Biden first nominated Daniel-Davis to the post in June 2021. Twice thereafter, the Senate Energy and Natural Resources Committee, on party-line votes, refused to forward her nomination to the full Senate for confirmation.
“Laura Daniel-Davis is doing everything in her power to make American energy more expensive. During her tenure as assistant secretary for land and minerals, she has undermined our nation’s energy and mineral security. She has continually blocked access to important minerals and restricted oil and gas leasing on federal lands. She is totally opposed to unleashing American energy,” Energy and Natural Resources Committee Ranking Member John Barrasso (R-Wyo.) told Fox News Tuesday.
“This extreme agenda is the reason that the Energy and Natural Resources Committee twice refused to confirm her nomination,” he added. “Promoting her to an even more influential position only shows the Biden administration’s blind devotion to a radical, anti-American energy agenda.”
Daniel-Davis’ allegiance to climate extremism at the expense of American energy security also tanked her third nomination, which was tendered in January.
A 2022 memo to Daniel-Davis from the Bureau of Ocean Energy Management (BOEM) concerning oil and gas leases in Alaska’s Cook Inlet noted that a lower royalty charge for the leases “may be more likely to facilitate expeditious and orderly development of [offshore] resources and potentially offer greater energy security.”

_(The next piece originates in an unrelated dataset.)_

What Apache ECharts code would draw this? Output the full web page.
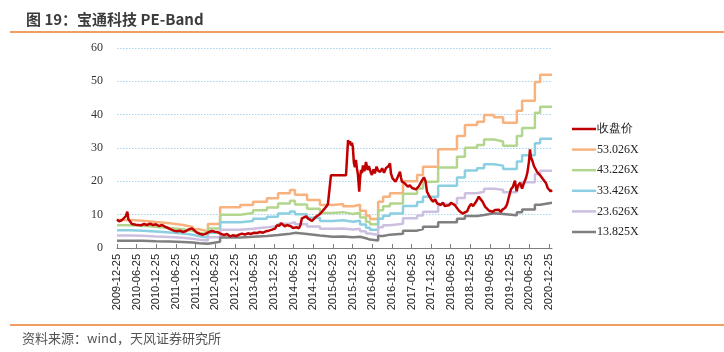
<!DOCTYPE html>
<html>
<head>
<meta charset="utf-8">
<script src="https://cdn.jsdelivr.net/npm/echarts@6/dist/echarts.min.js"></script>
<style>
  html, body { margin: 0; padding: 0; background: #fff; }
  #chart { width: 724px; height: 352px; }
</style>
</head>
<body>
<div id="chart"></div>
<script>
// x轴刻度（每半年）
const xLabels = [
  '2009-12-25', '2010-06-25', '2010-12-25', '2011-06-25', '2011-12-25', '2012-06-25',
  '2012-12-25', '2013-06-25', '2013-12-25', '2014-06-25', '2014-12-25', '2015-06-25',
  '2015-12-25', '2016-06-25', '2016-12-25', '2017-06-25', '2017-12-25', '2018-06-25',
  '2018-12-25', '2019-06-25', '2019-12-25', '2020-06-25', '2020-12-25'
];

const seriesNames = ['收盘价', '53.026X', '43.226X', '33.426X', '23.626X', '13.825X'];
const colores = ['#C00000', '#F7B27E', '#B3D68E', '#8CCFE2', '#CDBFE0', '#7F7F7F'];

// 收盘价
const priceDates = [
  '2009-12-25','2010-01-13','2010-01-22','2010-02-10','2010-02-28','2010-03-18','2010-03-31','2010-04-10','2010-04-25','2010-05-13','2010-05-31','2010-06-19','2010-07-07','2010-08-04','2010-09-02','2010-10-01','2010-10-28','2010-11-25','2010-12-22',
  '2011-01-19','2011-02-18','2011-03-16','2011-04-13','2011-05-10','2011-06-07','2011-07-04','2011-08-02','2011-08-31','2011-09-28','2011-10-25','2011-11-22','2011-12-10',
  '2012-01-07','2012-02-06','2012-03-04','2012-03-31','2012-04-28','2012-05-25','2012-06-22','2012-07-22','2012-08-19','2012-09-16','2012-10-13','2012-11-10','2012-12-07',
  '2013-01-07','2013-02-03','2013-03-01','2013-03-28','2013-04-25','2013-05-25','2013-06-22','2013-07-19','2013-08-16','2013-09-13','2013-10-10','2013-11-07','2013-12-07',
  '2014-01-03','2014-01-22','2014-02-10','2014-02-28','2014-03-16','2014-04-03','2014-04-25','2014-05-13','2014-05-31','2014-06-19','2014-07-07','2014-07-25','2014-08-13','2014-08-28','2014-09-10','2014-09-28','2014-10-19','2014-11-07','2014-11-25','2014-12-13','2014-12-31',
  '2015-01-19','2015-02-06','2015-02-25','2015-03-13','2015-04-03','2015-04-22','2015-05-10','2015-05-22','2015-06-07','2015-10-25','2015-11-03','2015-11-13','2015-11-22','2015-12-01','2015-12-10','2015-12-19','2015-12-28',
  '2016-01-06','2016-01-16','2016-01-25','2016-02-04','2016-02-13','2016-02-25','2016-03-04','2016-03-13','2016-03-22','2016-03-31','2016-04-13','2016-04-28','2016-05-13','2016-05-25','2016-06-10','2016-06-22','2016-07-07','2016-07-19','2016-08-04','2016-08-19','2016-09-07','2016-09-25','2016-10-13','2016-10-31','2016-11-19','2016-12-07','2016-12-16','2016-12-31',
  '2017-01-16','2017-01-28','2017-02-13','2017-02-25','2017-03-10','2017-03-19','2017-03-28','2017-04-16','2017-05-04','2017-05-22','2017-06-10','2017-07-01','2017-07-19','2017-08-06','2017-08-19','2017-09-03','2017-09-22','2017-10-07','2017-10-19','2017-11-03','2017-11-16','2017-12-04','2017-12-25',
  '2018-01-12','2018-01-31','2018-02-19','2018-03-07','2018-03-25','2018-04-13','2018-05-01','2018-05-19','2018-06-10','2018-06-28','2018-07-16','2018-08-03','2018-08-22','2018-09-10','2018-09-28','2018-10-16','2018-11-04','2018-11-25','2018-12-13','2018-12-31',
  '2019-01-19','2019-02-06','2019-02-25','2019-03-13','2019-03-31','2019-04-19','2019-05-10','2019-05-28','2019-06-16','2019-07-04','2019-07-22','2019-08-10','2019-08-28','2019-09-15','2019-10-04','2019-10-22','2019-11-12','2019-11-30','2019-12-19',
  '2020-01-06','2020-01-25','2020-02-12','2020-02-28','2020-03-10','2020-03-31','2020-04-19','2020-05-07','2020-05-25','2020-06-07','2020-06-22','2020-07-01','2020-07-10','2020-07-25','2020-08-07','2020-08-22','2020-09-06','2020-09-19','2020-10-04','2020-10-19','2020-10-31','2020-11-15','2020-11-28','2020-12-13','2020-12-25','2021-01-09','2021-01-22'
];
const priceValues = [
  8.6, 8.0, 7.6, 8.4, 8.8, 9.6, 10.9, 8.6, 8.0, 7.2, 7.6, 7.0, 7.4, 6.8, 7.2, 6.9, 7.3, 6.9, 7.1,
  6.6, 6.9, 6.4, 6.0, 5.6, 5.2, 5.0, 5.2, 4.8, 5.1, 5.6, 5.9, 5.4,
  4.6, 4.2, 4.0, 4.3, 4.8, 5.1, 4.9, 4.7, 4.2, 3.9, 4.2, 3.5, 3.8,
  3.6, 4.0, 4.3, 4.0, 4.4, 4.2, 4.6, 4.5, 4.8, 4.6, 5.0, 5.2, 5.5,
  5.8, 6.9, 6.6, 7.4, 6.8, 6.5, 6.9, 6.3, 6.5, 6.0, 5.8, 6.2, 5.9, 7.0, 8.9, 9.2, 9.5, 8.8, 8.3, 8.1, 8.6,
  9.4, 9.0, 10.2, 10.6, 11.6, 12.3, 13.2, 13.6, 21.8, 21.8, 22.0, 32.4, 31.2, 32.0, 30.8, 31.6, 30.2,
  25.6, 24.2, 26.4, 23.8, 22.0, 16.9, 21.0, 23.4, 22.5, 24.8, 23.0, 25.8, 23.4, 24.6, 22.8, 21.9, 23.6, 22.4, 24.4, 23.2, 22.8, 23.9, 22.6, 24.0, 24.4, 25.4, 22.4, 20.9,
  20.3, 19.9, 21.0, 21.4, 22.9, 21.2, 19.9, 19.6, 19.0, 18.4, 18.8, 18.0, 18.6, 17.6, 17.2, 18.6, 19.8, 20.4, 21.2, 20.0, 16.9, 15.8, 14.6,
  13.9, 14.6, 13.4, 14.0, 12.9, 13.6, 12.6, 13.2, 12.8, 13.6, 13.9, 12.8, 12.0, 11.2, 10.6, 10.3, 10.7, 11.0, 12.4, 13.2,
  12.6, 13.4, 14.4, 15.4, 14.8, 13.8, 12.4, 11.8, 11.2, 11.6, 10.9, 11.4, 10.9, 11.5, 10.8, 11.6, 12.0, 13.0, 15.4,
  17.6, 18.4, 20.2, 17.0, 18.6, 19.6, 17.8, 19.6, 21.0, 22.6, 26.0, 29.6, 27.2, 26.0, 24.6, 25.2, 22.8, 23.2, 21.8, 22.2, 20.6, 21.0, 19.4, 18.0, 18.6, 17.0, 17.4
];

// PE-Band 台阶变化日期
const bandDates = [
  '2009-12-25','2010-04-25','2010-08-22','2010-12-22','2011-05-01','2011-08-31','2011-12-01','2012-01-28','2012-04-19','2012-08-10',
  '2013-02-13','2013-06-12','2013-10-19','2014-01-31','2014-05-22','2014-07-07','2014-10-28','2015-02-25','2015-06-25','2015-09-28',
  '2015-12-28','2016-03-04','2016-04-28','2016-06-04','2016-08-19','2016-10-04','2016-12-07','2017-04-07','2017-08-16','2017-10-10',
  '2018-02-28','2018-08-22','2018-11-04','2019-02-25','2019-05-01','2019-08-01','2019-10-25','2020-03-01','2020-04-19','2020-08-16',
  '2020-10-04','2021-01-22'
];
const band53 = [8.4, 8.2, 7.8, 7.4, 6.9, 6.3, 5.6, 5.0, 7.2, 12.2, 12.9, 13.9, 14.9, 16.4, 17.4, 16.0, 14.4, 12.9, 13.2, 12.5, 13.0, 11.2, 9.7, 8.7, 13.9, 15.4, 16.4, 20.0, 21.9, 24.4, 29.6, 33.6, 36.9, 37.9, 39.9, 39.2, 37.6, 41.2, 44.2, 49.8, 52.0, 52.0];
const band43 = [6.85, 6.68, 6.36, 6.03, 5.62, 5.14, 4.57, 4.08, 5.87, 9.95, 10.52, 11.33, 12.15, 13.37, 14.18, 13.04, 11.74, 10.52, 10.76, 10.19, 10.60, 9.13, 7.91, 7.09, 11.33, 12.55, 13.37, 16.30, 17.85, 19.89, 24.13, 27.39, 30.08, 30.90, 32.53, 31.96, 30.65, 33.59, 36.03, 40.60, 42.39, 42.39];
const band33 = [5.30, 5.17, 4.92, 4.66, 4.35, 3.97, 3.53, 3.15, 4.54, 7.69, 8.13, 8.76, 9.39, 10.34, 10.97, 10.09, 9.08, 8.13, 8.32, 7.88, 8.20, 7.06, 6.11, 5.48, 8.76, 9.71, 10.34, 12.61, 13.81, 15.38, 18.66, 21.18, 23.26, 23.89, 25.15, 24.71, 23.70, 25.97, 27.86, 31.39, 32.78, 32.78];
const band23 = [3.74, 3.65, 3.47, 3.30, 3.07, 2.81, 2.49, 2.23, 3.21, 5.44, 5.75, 6.19, 6.64, 7.31, 7.75, 7.13, 6.42, 5.75, 5.88, 5.57, 5.79, 4.99, 4.32, 3.88, 6.19, 6.86, 7.31, 8.91, 9.76, 10.87, 13.19, 14.97, 16.44, 16.88, 17.78, 17.46, 16.75, 18.35, 19.69, 22.19, 23.17, 23.17];
const band13 = [2.19, 2.14, 2.03, 1.93, 1.80, 1.64, 1.46, 1.30, 1.88, 3.18, 3.36, 3.62, 3.88, 4.28, 4.54, 4.17, 3.75, 3.36, 3.44, 3.26, 3.39, 2.92, 2.53, 2.27, 3.62, 4.01, 4.28, 5.21, 5.71, 6.36, 7.72, 8.76, 9.62, 9.88, 10.40, 10.22, 9.80, 10.74, 11.52, 12.98, 13.56, 13.56];

const bands = [band53, band43, band33, band23, band13];

const toTime = (s) => echarts.number.parseDate(s).getTime();
const pad = (n) => (n < 10 ? '0' : '') + n;
const fmtDate = (v) => {
  const d = new Date(v);
  return d.getFullYear() + '-' + pad(d.getMonth() + 1) + '-' + pad(d.getDate());
};

const chart = echarts.init(document.getElementById('chart'), null, { renderer: 'canvas' });

const bandSeries = bands.map((b, i) => ({
  name: seriesNames[i + 1],
  type: 'line',
  step: 'end',
  symbol: 'none',
  z: 2,
  lineStyle: { width: 2.5, color: colores[i + 1] },
  itemStyle: { color: colores[i + 1] },
  data: bandDates.map((d, k) => [toTime(d), b[k]])
}));

const tickTimes = xLabels.map(toTime);

const option = {
  animation: false,
  backgroundColor: '#fff',
  title: {
    text: '图 19：宝通科技 PE-Band',
    left: 21,
    top: 7,
    textStyle: { fontFamily: 'Noto Sans CJK SC', fontSize: 15, fontWeight: 'bold', color: '#3b3b3b' }
  },
  graphic: [
    { type: 'line', shape: { x1: 10, y1: 32, x2: 724, y2: 32 }, style: { stroke: '#ED7D31', lineWidth: 1.5 } },
    { type: 'line', shape: { x1: 10, y1: 325, x2: 724, y2: 325 }, style: { stroke: '#ED7D31', lineWidth: 1.5 } },
    {
      type: 'text', left: 22, top: 332,
      style: { text: '资料来源：wind，天风证券研究所', font: '13px "Noto Sans CJK SC"', fill: '#555' }
    }
  ],
  legend: {
    orient: 'vertical',
    left: 567,
    top: 117,
    icon: 'rect',
    itemWidth: 24,
    itemHeight: 2.5,
    itemGap: 6.6,
    textStyle: { fontFamily: 'Liberation Serif', fontSize: 12, color: '#222', padding: [0, 0, 0, -4], lineHeight: 14 },
    data: seriesNames
  },
  grid: { left: 117, right: 172, top: 48, bottom: 104, containLabel: false, outerBoundsMode: 'none' },
  xAxis: {
    type: 'value',
    min: toTime('2009-12-25'),
    max: toTime('2021-01-22'),
    axisLine: { lineStyle: { color: '#7f7f7f', width: 1 } },
    axisTick: { show: true, inside: true, length: 4, lineStyle: { color: '#7f7f7f' }, customValues: tickTimes },
    axisLabel: {
      rotate: 90,
      margin: 6,
      fontFamily: 'Liberation Sans',
      fontSize: 11,
      color: '#222',
      hideOverlap: false,
      showMinLabel: true,
      showMaxLabel: true,
      customValues: tickTimes,
      formatter: (v) => fmtDate(v)
    },
    splitLine: { show: false }
  },
  yAxis: {
    type: 'value',
    min: 0,
    max: 60,
    interval: 10,
    axisLine: { show: false },
    axisTick: { show: false },
    axisLabel: { margin: 14, fontFamily: 'Liberation Serif', fontSize: 12, color: '#333' },
    splitLine: { show: true, lineStyle: { color: '#A9D3EE', type: [1.5, 1.5], width: 1 } }
  },
  series: [
    {
      name: seriesNames[0],
      type: 'line',
      symbol: 'none',
      z: 5,
      lineStyle: { width: 2.5, color: colores[0] },
      itemStyle: { color: colores[0] },
      data: priceDates.map((d, k) => [toTime(d), priceValues[k]])
    },
    ...bandSeries
  ]
};

chart.setOption(option);
</script>
</body>
</html>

“Nevertheless,” the memo argued, “because of the serious challenges facing the Nation from climate change and the impact of [greenhouse gases] from fossil fuels, BOEM is not recommending this option since it would not include an appropriate surcharge to account for those impacts.”
Daniel-Davis apparently agreed because she signed off on a higher royalty, stating that it represented “the most reasonable balancing of environmental and economic factors for the American public.” Fox News pointedly observed that “she didn’t mention the alternative would produce greater energy security as highlighted in the memo.”
After the memo was leaked in early March, Energy and Natural Resources Committee Chairman Joe Manchin (D-W.V.) scuttled Daniel-Davis’ nomination. In a Houston Chronicle op-ed, Manchin pointed out that the royalty rate Daniel-Davis approved was “explicitly designed to decrease fossil energy production at the expense of our energy security.”
“Even though I supported her in the past, I cannot, in good conscience, support her or anyone else who will play partisan politics and agree with this misguided and dangerous manipulation of the law,” he wrote.
A few weeks later, two House committees announced investigations of Daniel-Davis’ energy-policy decisions, including the one referenced in the leaked memo.
Daniel-Davis is also the subject of a 2022 ethics complaint from the watchdog group Protect the Public’s Trust (PPT). Before returning to Interior under Biden, Daniel-Davis served as chief of policy and advocacy at the National Wildlife Federation (NWF), which sued to block aspects of the Trump administration’s oil and gas lease program in the Artic National Wildlife Refuge (ANWR). “Within six months at Interior, Ms. Daniel-Davis had exercised her official authority to achieve practically all of the legal remedies sought by her former employer in court,” PPT alleged. “Even worse, the legal arguments she relied on to do so were strikingly similar to those developed for and included in her former employer’s legal filings.”
“This latest move tells you all you need to know about the priorities of Secretary Haaland and the Department of the Interior,” PPT Director Michael Chamberlain told Fox News Tuesday.
“Rewarding someone unable to achieve confirmation by the Senate, who is also under the cloud of a current ethics complaint no less, with a promotion to an even higher position, seems like a slap in the face to the American public, its elected representatives, and the Constitution,” he added. “Members of Congress are already demanding an audit of the ethics office at Interior and rather than treading lightly they [the Biden administration] appear to be doubling down.”